### Your task
Copy out all lines carrying the word "that".

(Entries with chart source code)
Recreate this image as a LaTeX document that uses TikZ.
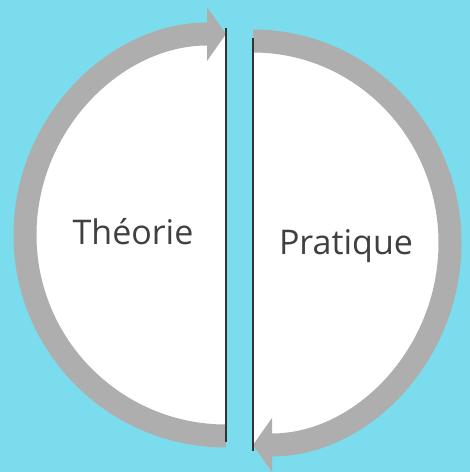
\documentclass[tikz,border=0pt]{standalone}
\usepackage{fontspec}
\setmainfont{Open Sans}
\usetikzlibrary{arrows.meta}
\definecolor{sky}{RGB}{122,220,236}
\definecolor{band}{RGB}{174,174,174}
\definecolor{ink}{RGB}{64,64,64}

\begin{document}
\begin{tikzpicture}[x=1pt,y=1pt,
  loop/.style={draw=band,line width=23pt,
    -{Triangle[length=19pt 0 0,width=54pt 0 0,line width=0pt 0 0]}},
  divider/.style={draw=black!80,line width=1.8pt},
  word/.style={text=ink,font=\fontsize{34}{40}\selectfont,anchor=base}]
\fill[sky] (0,0) rectangle (470,472);
\useasboundingbox (0,0) rectangle (470,472);
% theory half
\fill[white] (226,36) arc (270:90:201) -- cycle;
\draw[loop] (226,36) arc (270:90:201);
\coordinate (tl) at (226,444);
\coordinate (bl) at (226,30);
\draw[divider] (tl) -- (bl);
\node[word] (theorie) at (133,227) {Théorie};
% practice half
\fill[white] (253,431) arc[start angle=90,end angle=-90,x radius=197,y radius=202] -- cycle;
\draw[loop] (253,431) arc[start angle=90,end angle=-90,x radius=197,y radius=202];
\coordinate (tr) at (253,434);
\coordinate (br) at (253,21);
\draw[divider] (tr) -- (br);
\node[word] (pratique) at (346,217) {Pratique};
\end{tikzpicture}
\end{document}
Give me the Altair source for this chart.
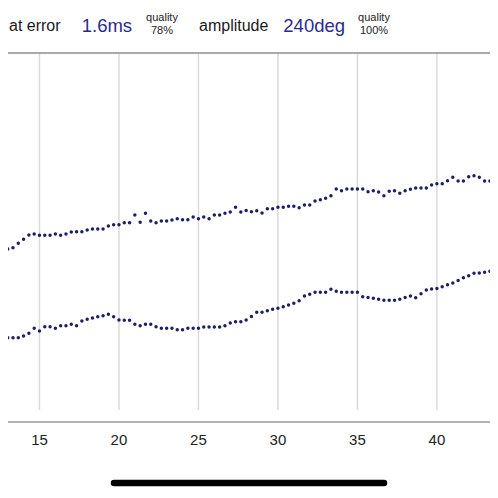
import altair as alt
import pandas as pd

# sample times (x, seconds) : regular sampling, 3 samples per unit
time_start = 12.667
time_step = 1 / 3

# upper trace values (arbitrary units)
upper = [172, 173, 174.3, 178.7, 182.7, 187, 188, 186.7, 186.7, 186.7,
         188, 186.7, 188, 190, 190.3, 190.3, 192, 193, 193, 193,
         196, 197.3, 197.3, 199.3, 199.3, 207, 199.7, 208.7, 201, 199.3,
         201, 201, 202, 203.3, 202.3, 202.3, 205, 203.3, 205, 203.3,
         207, 207, 208.7, 210, 214.7, 210, 211.5, 210.3, 211.3, 209,
         213.3, 213.3, 214.7, 214.7, 215.7, 215.7, 214.3, 217, 217, 221,
         222.3, 223.7, 226.3, 233, 231.3, 233, 233, 233, 233, 230.2,
         231.3, 230, 226.3, 230.7, 231.3, 228.7, 231.3, 232.7, 234, 234,
         234, 237, 238.3, 238.3, 241.3, 244.7, 241, 241, 245.3, 246.3,
         244.7, 241, 241, 238.7]

# lower trace values
lower = [83, 84.3, 84.3, 84.3, 86, 88.7, 93.7, 91, 95.3, 95.3,
         93.7, 96.3, 96.3, 97.7, 96.3, 101, 102.7, 104, 105.3, 106.3,
         107.7, 105.3, 102, 101.7, 101.7, 97.7, 96.3, 97.7, 97.7, 95.3,
         93.7, 93.7, 93.7, 92.3, 92.3, 93.7, 93.7, 93.7, 95, 95,
         95, 95, 96.3, 99, 100.3, 100.3, 102, 105.5, 109.7, 109.7,
         111.3, 112.7, 113.7, 115.3, 117, 118.7, 121.3, 126, 127.7, 129.7,
         129.7, 129.7, 132.7, 130.7, 129.7, 129.7, 129.7, 129.7, 125.3, 124.5,
         123.7, 122.7, 121.8, 121.7, 121.7, 122.7, 124.5, 126, 124.2, 128.3,
         132, 133, 133.5, 135.3, 137.3, 139, 141.6, 144.2, 146.3, 148.7,
         149, 149.8, 150.8, 152.3]

tick_values = [15, 20, 25, 30, 35, 40]

rows = []
for name, vals in (("upper", upper), ("lower", lower)):
    for i, v in enumerate(vals):
        rows.append({"t": time_start + i * time_step, "v": v, "trace": name})
df = pd.DataFrame(rows)
ticks = pd.DataFrame({"t": tick_values, "label": [str(t) for t in tick_values]})
one = pd.DataFrame({"k": [0]})

W, H = 482, 482
xs = alt.Scale(domain=[13.02, 43.34], nice=False, zero=False)
ys = alt.Scale(domain=[-68, 414], nice=False, zero=False)
FONT = "Liberation Sans"
DOT = "#1e1e66"
BLUE = "#2b2a8e"

grid = alt.Chart(ticks).mark_rule(color="#dadada", strokeWidth=1.5).encode(
    x=alt.X("t:Q", scale=xs, axis=None),
    y=alt.value(45), y2=alt.value(402))

tick_text = alt.Chart(ticks).mark_text(font=FONT, fontSize=15, fontWeight=400, color="#222222",
                                       baseline="middle", align="center").encode(
    x=alt.X("t:Q", scale=xs, axis=None), y=alt.value(432), text="label:N")

top_line = alt.Chart(one).mark_rule(color="#8e8e8e", strokeWidth=1.3).encode(
    x=alt.value(0), x2=alt.value(W), y=alt.value(45))
axis_line = alt.Chart(one).mark_rule(color="#9a9a9a", strokeWidth=1.3).encode(
    x=alt.value(0), x2=alt.value(W), y=alt.value(414))

dots = alt.Chart(df).mark_circle(size=12, color=DOT, opacity=1, clip=True).encode(
    x=alt.X("t:Q", scale=xs, axis=None),
    y=alt.Y("v:Q", scale=ys, axis=None),
    detail="trace:N")

def txt(s, x, y, size, color, align="left"):
    return alt.Chart(one).mark_text(text=s, font=FONT, fontSize=size, fontWeight=400,
                                    color=color, align=align,
                                    baseline="alphabetic").encode(
        x=alt.value(x), y=alt.value(y))

header = [
    txt("at error", 1, 22.7, 16, "#1a1a1a"),
    txt("1.6ms", 73.7, 24.3, 18.5, BLUE),
    txt("quality", 154, 12.7, 11, "#222222", "center"),
    txt("78%", 154, 26, 11, "#222222", "center"),
    txt("amplitude", 191, 22.7, 16, "#1a1a1a"),
    txt("240deg", 275.3, 24.3, 18.5, BLUE),
    txt("quality", 366, 12.7, 11, "#222222", "center"),
    txt("100%", 366, 26, 11, "#222222", "center"),
]

home_bar = alt.Chart(one).mark_rule(color="#000000", strokeWidth=6.5, strokeCap="round").encode(
    x=alt.value(106), x2=alt.value(376), y=alt.value(475))

chart = alt.layer(grid, top_line, axis_line, tick_text, dots, home_bar, *header).properties(
    width=W, height=H, autosize=alt.AutoSizeParams(type="none"), padding=0,
    background="white"
).configure_view(stroke=None)

chart.save("out.html", embed_options={"renderer": "svg", "actions": False})
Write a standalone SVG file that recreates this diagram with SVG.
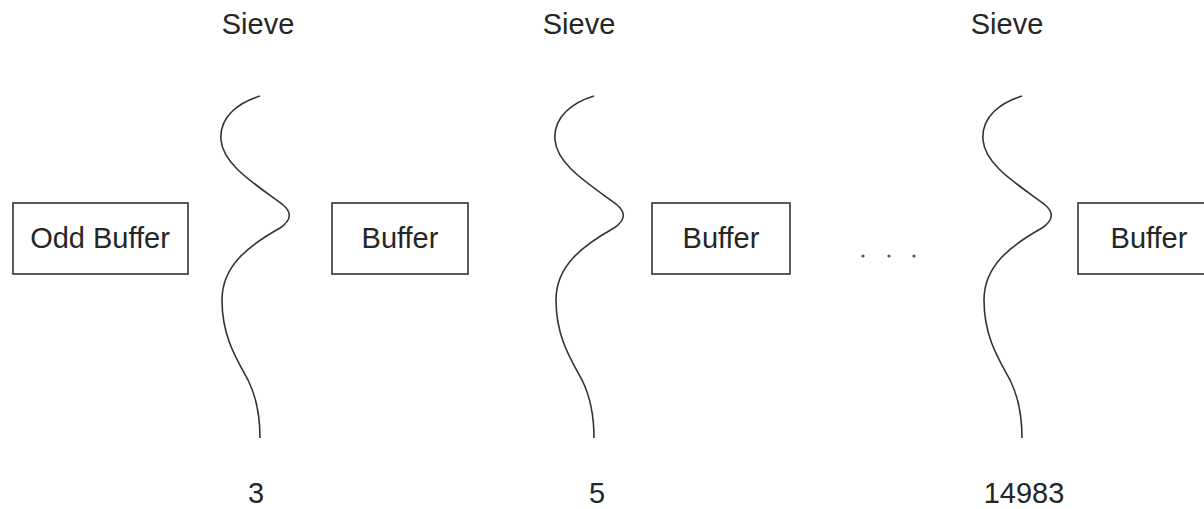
<svg xmlns="http://www.w3.org/2000/svg" width="1204" height="509" viewBox="0 0 1204 509">
  <style>
    .box { fill: #ffffff; stroke: #333333; stroke-width: 1.6; }
    .wave { fill: none; stroke: #333333; stroke-width: 1.6; }
    .lbl { font-family: "Liberation Sans", Arial, sans-serif; font-size: 29px; fill: #262626; text-anchor: middle; }
    .dot { fill: #555555; }
  </style>
  <defs>
    <!-- one sieve curve, drawn from its top point at (0,0) -->
    <path id="sieveCurve" d="M0,0 C-20,6 -41,20 -39,44 C-37,68 -8,86 22,108 C32,116 32,124 20,132 C-12,150 -38,170 -38,204 C-38,240 -24,262 -12,284 C-3,302 0,320 0,342"/>
  </defs>

  <rect width="1204" height="509" fill="#ffffff"/>

  <g id="connectors">
    <use href="#sieveCurve" class="wave" transform="translate(260,96)"/>
    <use href="#sieveCurve" class="wave" transform="translate(594,96)"/>
    <use href="#sieveCurve" class="wave" transform="translate(1022,96)"/>
  </g>

  <g id="odd-buffer">
    <rect class="box" x="13" y="203" width="175" height="71"/>
    <text class="lbl" x="100" y="248">Odd Buffer</text>
  </g>

  <g id="buffer-1">
    <rect class="box" x="332" y="203" width="136" height="71"/>
    <text class="lbl" x="400" y="248">Buffer</text>
  </g>

  <g id="buffer-2">
    <rect class="box" x="652" y="203" width="138" height="71"/>
    <text class="lbl" x="721" y="248">Buffer</text>
  </g>

  <g id="buffer-3">
    <rect class="box" x="1078" y="203" width="142" height="71"/>
    <text class="lbl" x="1149" y="248">Buffer</text>
  </g>

  <g id="ellipsis">
    <circle class="dot" cx="863" cy="256" r="1.6"/>
    <circle class="dot" cx="889" cy="256" r="1.6"/>
    <circle class="dot" cx="914" cy="256" r="1.6"/>
  </g>

  <g id="sieve-1">
    <text class="lbl" x="258" y="34">Sieve</text>
    <text class="lbl" x="256" y="503">3</text>
  </g>
  <g id="sieve-2">
    <text class="lbl" x="579" y="34">Sieve</text>
    <text class="lbl" x="597" y="503">5</text>
  </g>
  <g id="sieve-3">
    <text class="lbl" x="1007" y="34">Sieve</text>
    <text class="lbl" x="1024" y="503">14983</text>
  </g>
</svg>
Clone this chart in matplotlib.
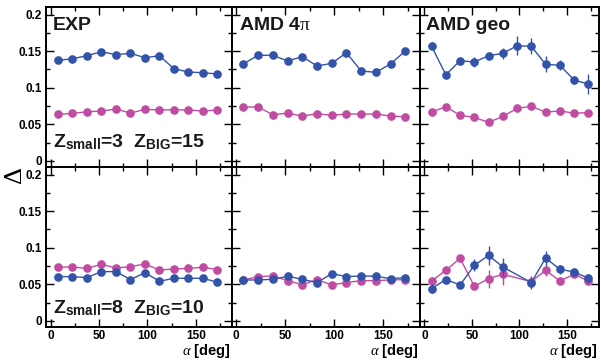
import numpy as np
import matplotlib
matplotlib.use("Agg")
import matplotlib.pyplot as plt
from matplotlib.ticker import MultipleLocator

plt.rcParams['font.family'] = ['Liberation Sans', 'DejaVu Sans']
plt.rcParams['mathtext.fontset'] = 'custom'
plt.rcParams['mathtext.rm'] = 'Liberation Serif'
plt.rcParams['mathtext.it'] = 'Liberation Serif:italic'
plt.rcParams['mathtext.bf'] = 'Liberation Sans:bold'

# bin centres in alpha [deg]
alpha = [7.5, 22.5, 37.5, 52.5, 67.5, 82.5, 97.5, 112.5, 127.5, 142.5, 157.5, 172.5]
alpha_geo_b = [7.5, 22.5, 37.5, 52.5, 67.5, 82.5, 112.5, 127.5, 142.5, 157.5, 172.5]

titles = ["EXP", r"AMD 4$\mathrm{\pi}$", "AMD geo"]
row_labels = [r"$\mathbf{Z}_{\mathbf{small}}$=3  $\mathbf{Z}_{\mathbf{BIG}}$=15",
              r"$\mathbf{Z}_{\mathbf{small}}$=8  $\mathbf{Z}_{\mathbf{BIG}}$=10"]

# top row: Zsmall=3, ZBIG=15
exp_t_blue = [0.1375, 0.1397, 0.1438, 0.1493, 0.1452, 0.1471, 0.1411, 0.1438, 0.126, 0.1215, 0.1205, 0.1188]
exp_t_blue_err = [0.002, 0.002, 0.002, 0.002, 0.004, 0.005, 0.004, 0.002, 0.002, 0.002, 0.002, 0.002]
exp_t_mag = [0.0636, 0.0649, 0.0671, 0.0681, 0.0708, 0.0653, 0.0704, 0.0695, 0.0699, 0.0695, 0.0681, 0.0695]
exp_t_mag_err = [0.001] * 12

amd_t_blue = [0.1329, 0.1444, 0.1444, 0.1366, 0.1425, 0.1297, 0.1334, 0.1479, 0.1229, 0.1211, 0.1325, 0.1503]
amd_t_blue_err = [0.001] * 12
amd_t_mag = [0.0736, 0.0736, 0.063, 0.0653, 0.0612, 0.0644, 0.0622, 0.064, 0.064, 0.064, 0.0612, 0.0603]
amd_t_mag_err = [0.001] * 12

geo_t_blue = [0.1567, 0.1178, 0.137, 0.1352, 0.1438, 0.1471, 0.1575, 0.1567, 0.132, 0.1307, 0.1105, 0.1051]
geo_t_blue_err = [0.002, 0.003, 0.003, 0.0064, 0.004, 0.0075, 0.013, 0.011, 0.011, 0.007, 0.006, 0.014]
geo_t_mag = [0.0667, 0.074, 0.0622, 0.0594, 0.0526, 0.0608, 0.0718, 0.0745, 0.0667, 0.0681, 0.0653, 0.0658]
geo_t_mag_err = [0.002, 0.002, 0.002, 0.002, 0.002, 0.002, 0.002, 0.002, 0.002, 0.002, 0.002, 0.003]

# bottom row: Zsmall=8, ZBIG=10
exp_b_blue = [0.0605, 0.0605, 0.0591, 0.0673, 0.0673, 0.0564, 0.0659, 0.0541, 0.0582, 0.0582, 0.0582, 0.0527]
exp_b_blue_err = [0.002, 0.002, 0.002, 0.002, 0.002, 0.004, 0.003, 0.002, 0.002, 0.002, 0.002, 0.002]
exp_b_mag = [0.0736, 0.0736, 0.0718, 0.0773, 0.0723, 0.0741, 0.0777, 0.0695, 0.0709, 0.0718, 0.0732, 0.07]
exp_b_mag_err = [0.001] * 12

amd_b_blue = [0.0559, 0.0559, 0.0568, 0.0609, 0.0568, 0.0523, 0.0645, 0.0605, 0.0614, 0.0609, 0.0577, 0.0591]
amd_b_blue_err = [0.001] * 12
amd_b_mag = [0.0559, 0.0605, 0.0614, 0.055, 0.0495, 0.0564, 0.0491, 0.0523, 0.055, 0.055, 0.0559, 0.0564]
amd_b_mag_err = [0.001] * 12

geo_b_blue = [0.0441, 0.0564, 0.0491, 0.0759, 0.0895, 0.0736, 0.0523, 0.0859, 0.0705, 0.0668, 0.0582]
geo_b_blue_err = [0.006, 0.003, 0.004, 0.008, 0.0125, 0.0125, 0.009, 0.010, 0.006, 0.003, 0.006]
geo_b_mag = [0.0545, 0.0691, 0.0855, 0.0473, 0.0577, 0.0636, 0.0536, 0.0691, 0.0545, 0.0636, 0.0545]
geo_b_mag_err = [0.002, 0.002, 0.002, 0.004, 0.0125, 0.015, 0.003, 0.008, 0.002, 0.003, 0.002]

panels = [
    [(alpha, exp_t_blue, exp_t_blue_err, exp_t_mag, exp_t_mag_err),
     (alpha, amd_t_blue, amd_t_blue_err, amd_t_mag, amd_t_mag_err),
     (alpha, geo_t_blue, geo_t_blue_err, geo_t_mag, geo_t_mag_err)],
    [(alpha, exp_b_blue, exp_b_blue_err, exp_b_mag, exp_b_mag_err),
     (alpha, amd_b_blue, amd_b_blue_err, amd_b_mag, amd_b_mag_err),
     (alpha_geo_b, geo_b_blue, geo_b_blue_err, geo_b_mag, geo_b_mag_err)],
]

BLUE = "#3353a8"
MAG = "#c04ca2"

W, H = 601, 360
fig = plt.figure(figsize=(W / 100, H / 100), dpi=100)
col_px = [(46, 232), (232, 420), (420, 599)]
row_px = [(7, 167), (167, 327)]
xlims = [(-4.8, 187.5), (-4.2, 187.5), (-4.7, 183.7)]

for r in range(2):
    for c in range(3):
        x0, x1 = col_px[c]
        y0, y1 = row_px[r]
        ax = fig.add_axes([x0 / W, 1 - y1 / H, (x1 - x0) / W, (y1 - y0) / H])
        x, b, be, m, me = panels[r][c]
        ax.errorbar(x, m, yerr=me, color=MAG, marker='o', ms=5.2, lw=1.0,
                    elinewidth=1.0, capsize=0, zorder=3)
        ax.errorbar(x, b, yerr=be, color=BLUE, marker='o', ms=5.2, lw=1.0,
                    elinewidth=1.0, capsize=0, zorder=4)
        ax.set_xlim(*xlims[c])
        ax.set_ylim(-0.0085, 0.2105)
        ax.xaxis.set_major_locator(MultipleLocator(50))
        ax.xaxis.set_minor_locator(MultipleLocator(25))
        ax.yaxis.set_major_locator(MultipleLocator(0.05))
        ax.yaxis.set_minor_locator(MultipleLocator(0.025))
        ax.tick_params(which='both', direction='in', top=True, right=True, width=1.0)
        ax.tick_params(which='major', length=5.5)
        ax.tick_params(which='minor', length=3)
        for s in ax.spines.values():
            s.set_linewidth(1.4)
        if c == 0:
            ax.set_yticklabels([f"{v:g}" for v in ax.get_yticks()])
            ax.tick_params(axis='y', labelsize=8.5, pad=3)
            for t in ax.get_yticklabels():
                t.set_fontweight('bold')
        else:
            ax.set_yticklabels([])
        if r == 1:
            ax.tick_params(axis='x', labelsize=8.5, pad=2)
            for t in ax.get_xticklabels():
                t.set_fontweight('bold')
            ax.text(0.99, -0.175, r"$\alpha$ [deg]", transform=ax.transAxes,
                    ha='right', va='baseline', fontsize=10.5, fontweight='bold')
        else:
            ax.set_xticklabels([])
        if r == 0:
            ax.text(0.035, 0.935, titles[c], transform=ax.transAxes, ha='left',
                    va='top', fontsize=14, fontweight='bold', color='#1a1a1a')
        if c == 0:
            ax.text(0.035, 0.125 if r == 0 else 0.088, row_labels[r],
                    transform=ax.transAxes, ha='left', va='baseline',
                    fontsize=14, fontweight='bold', color='#1a1a1a')

fig.text(15 / W, 1 - 176 / H, r"$\Delta$", rotation=90, ha='center', va='center',
         fontsize=19)

fig.savefig("out.png", dpi=100)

### Task response
Recreate this image as a LaTeX document that uses TikZ.
Write a standalone SVG file that recreates this diagram with SVG.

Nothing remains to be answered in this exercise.